# Fungicide spread rate



## Milawnnut (Jun 10, 2019)

I've been using Scott's Disease Ex (Azoxystrobin .31) to treat for brown spot but I've picked up some Zoxy-PG (Azoxystrobin .31, Propiconazole .75). The bag doesn't have specific spread rate just max per month/year.

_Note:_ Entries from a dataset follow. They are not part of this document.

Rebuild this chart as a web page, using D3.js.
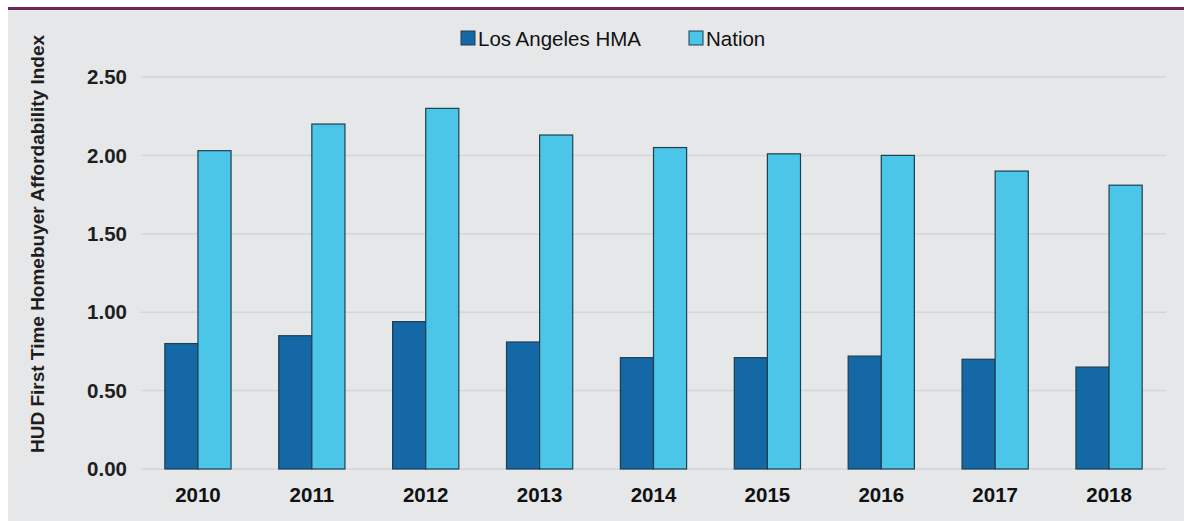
<!DOCTYPE html>
<html>

<head>
    <meta charset="utf-8">
    <title>HUD First Time Homebuyer Affordability Index</title>
    <script src="https://d3js.org/d3.v7.min.js"></script>
    <style>
        body { margin: 0; background: #fff; }
        text { font-family: "Liberation Sans", Arial, sans-serif; }
    </style>
</head>

<body>
    <svg id="chart" width="1184" height="521"></svg>
    <script>
        // data
        const years = ["2010", "2011", "2012", "2013", "2014", "2015", "2016", "2017", "2018"];
        const laValues = [0.80, 0.85, 0.94, 0.81, 0.71, 0.71, 0.72, 0.70, 0.65];
        const nationValues = [2.03, 2.20, 2.30, 2.13, 2.05, 2.01, 2.00, 1.90, 1.81];
        const seriesNames = ["Los Angeles HMA", "Nation"];
        const seriesColors = ["#1368a5", "#4bc6e8"];
        const yTicks = [0, 0.5, 1, 1.5, 2, 2.5];

        const svg = d3.select("#chart"),
            width = +svg.attr("width"),
            height = +svg.attr("height");

        // panel background and the rule above it
        svg.append("rect").attr("x", 8).attr("y", 9).attr("width", width - 8).attr("height", height - 9)
            .attr("fill", "#e6e7e9");
        svg.append("rect").attr("x", 8).attr("y", 7).attr("width", width - 8).attr("height", 3)
            .attr("fill", "#6b2856");

        const margin = { left: 141, right: 18, top: 77, bottom: 52 };

        const x = d3.scaleBand()
            .domain(years)
            .range([margin.left, width - margin.right]);

        const xInner = d3.scaleBand()
            .domain(seriesNames)
            .range([0, x.bandwidth()])
            .paddingInner(0)
            .paddingOuter(0.72);

        const y = d3.scaleLinear()
            .domain([0, 2.5])
            .range([height - margin.bottom, margin.top]);

        // grid
        svg.append("g")
            .selectAll("line")
            .data(yTicks)
            .join("line")
            .attr("x1", margin.left)
            .attr("x2", width - margin.right)
            .attr("y1", d => y(d))
            .attr("y2", d => y(d))
            .attr("stroke", "#d4d5d7")
            .attr("stroke-width", 1.5);

        // y tick labels
        svg.append("g")
            .selectAll("text")
            .data(yTicks)
            .join("text")
            .attr("x", 127)
            .attr("y", d => y(d))
            .attr("dy", "0.35em")
            .attr("text-anchor", "end")
            .attr("font-size", 20.5)
            .attr("font-weight", "bold")
            .attr("fill", "#1e1e1e")
            .text(d => d3.format(".2f")(d));

        // bars
        const rows = years.map((yr, i) => ({ year: yr, values: [laValues[i], nationValues[i]] }));

        svg.append("g")
            .selectAll("g")
            .data(rows)
            .join("g")
            .attr("transform", d => `translate(${x(d.year)},0)`)
            .selectAll("rect")
            .data(d => d.values.map((v, j) => ({ name: seriesNames[j], value: v, color: seriesColors[j] })))
            .join("rect")
            .attr("x", d => xInner(d.name))
            .attr("width", xInner.bandwidth())
            .attr("y", d => y(d.value))
            .attr("height", d => y(0) - y(d.value))
            .attr("fill", d => d.color)
            .attr("stroke", "#1d3f50")
            .attr("stroke-width", 1.2);

        // x labels
        svg.append("g")
            .selectAll("text")
            .data(years)
            .join("text")
            .attr("x", d => x(d) + x.bandwidth() / 2)
            .attr("y", 502)
            .attr("text-anchor", "middle")
            .attr("font-size", 20.5)
            .attr("font-weight", "bold")
            .attr("fill", "#111")
            .text(d => d);

        // y axis title
        svg.append("text")
            .attr("transform", "translate(44,244) rotate(-90)")
            .attr("text-anchor", "middle")
            .attr("font-size", 19)
            .attr("font-weight", "bold")
            .attr("fill", "#1e1e1e")
            .text("HUD First Time Homebuyer Affordability Index");

        // legend
        const legendX = [461, 689];
        const legend = svg.append("g")
            .selectAll("g")
            .data(seriesNames)
            .join("g")
            .attr("transform", (d, i) => `translate(${legendX[i]},31)`);
        legend.append("rect")
            .attr("width", 14).attr("height", 14)
            .attr("fill", (d, i) => seriesColors[i])
            .attr("stroke", "#1d3f50")
            .attr("stroke-width", 1);
        legend.append("text")
            .attr("x", 17)
            .attr("y", 14.5)
            .attr("font-size", 20.5)
            .attr("fill", "#111")
            .text(d => d);
    </script>
</body>

</html>
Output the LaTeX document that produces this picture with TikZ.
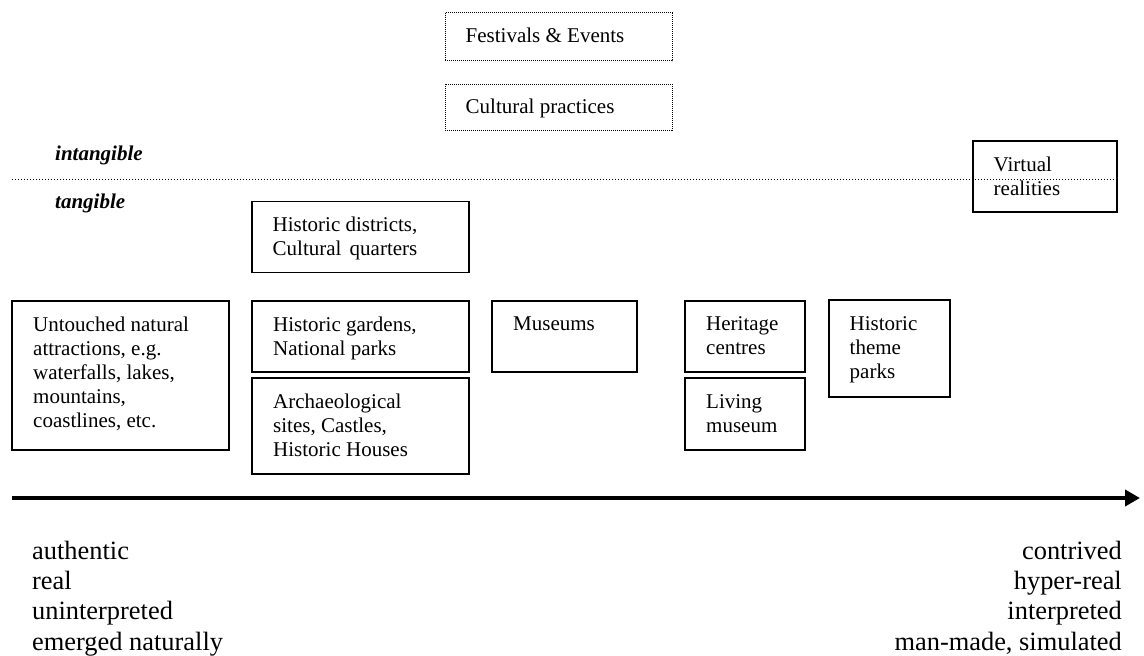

Should I stick with the same spread rate as the disease ex since it's the same dose of Azoxystrobin or dial it down?


----------



## lambert (Sep 12, 2018)

The label I found on the internet has rates on it. https://www.utaarmortech.com/wp-content/uploads/2018/06/armortech-zoxy-pg-label.pdf For example, for brown patch 2-2.5lbs/1000k every 14 days, or 3.5-4lbs/1000k every 28 days. zoxy-PG appears to be generic Headway G with the same percentage of ais so you could also probably use that label: https://www.domyown.com/msds/Headway_G_Label.pdf


----------



## Milawnnut (Jun 10, 2019)

@lambert thanks, I still don't see that but that sounds right.


----------



## lambert (Sep 12, 2018)

Milawnnut said:


> @lambert thanks, I still don't see that but that sounds right.


Is your label different than the one I linked above?


----------